I am convinced that one needs to communicate with the president. What is the language of this communication, what is the topic of these conversations? Of course, these are difficult conversations. Believe me, it is not easy for me to step in to talk with the president, and these talks are emotionally and morally exhausting. But if you are guided by Ukrainian interests, you have to stand up, go and talk. Such talks do not belong to the pleasant or easy hours of your life, but you have to hold them.
Q: There is a lot of information, including from Uzhhorod, Lviv, Rivne and other regions, that the Social Democratic Party-United (SDPU) and its functionaries resort to methods bordering on violence as regards employing people in regional administrations. They put the question in the following way: If you want to work in the administration, join the SDPU; if not, good-bye. And this has become a mass-scale occurrence. What is your assessment of this?
A: The SDPU-ization of the entire country is under way, this is a fact, I have already spoken about it in Parliament.
Q: How does the SDPU manage to multiply in such a magical way so quickly? In the [2002] elections it was the party that obtained the least votes [among those parties that cleared the 4 percent voting threshold], but has got hold of strong positions in the government, is now running three oblast administrations and continues to mushroom.

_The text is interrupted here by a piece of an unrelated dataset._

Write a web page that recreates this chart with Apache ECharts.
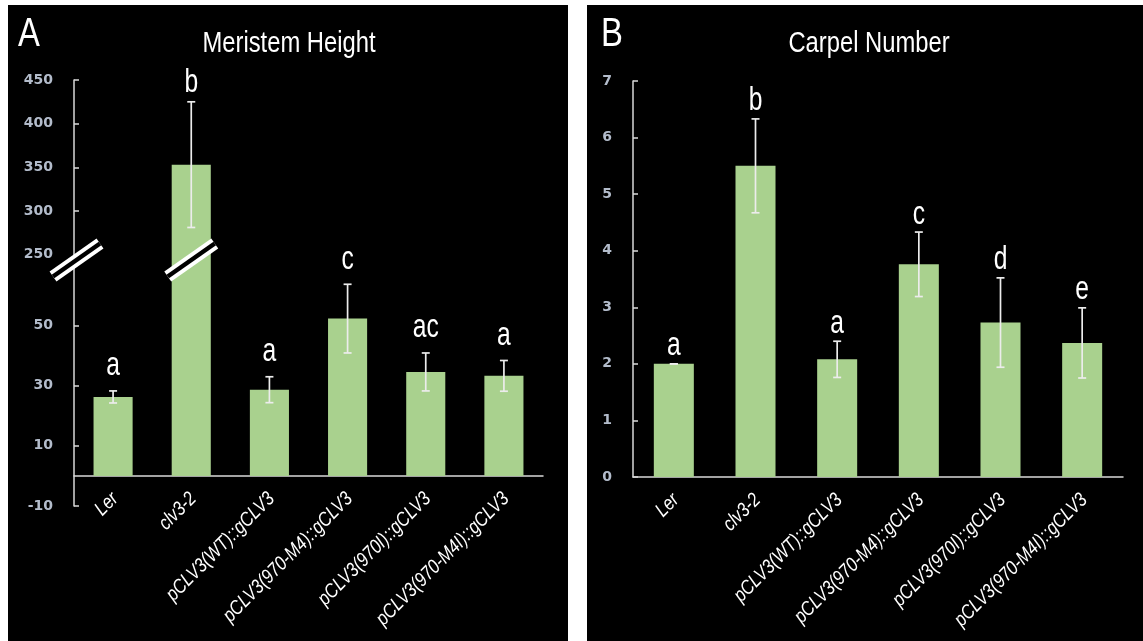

A: I think there is nothing phenomenal. There is only [the party's] proximity to the president [ed.: SDPU leader Viktor Medvedchuk is head of the presidential administration]. This is possible because of only one reason - [Ukraine's political] system does not work. If it did work, it would have prevented such pathologies from occurring in the Ukrainian government.
The president ignores public opinion, he is in possession of political levers that allow him to appoint a person whose name has been whispered into his ear by those from his entourage.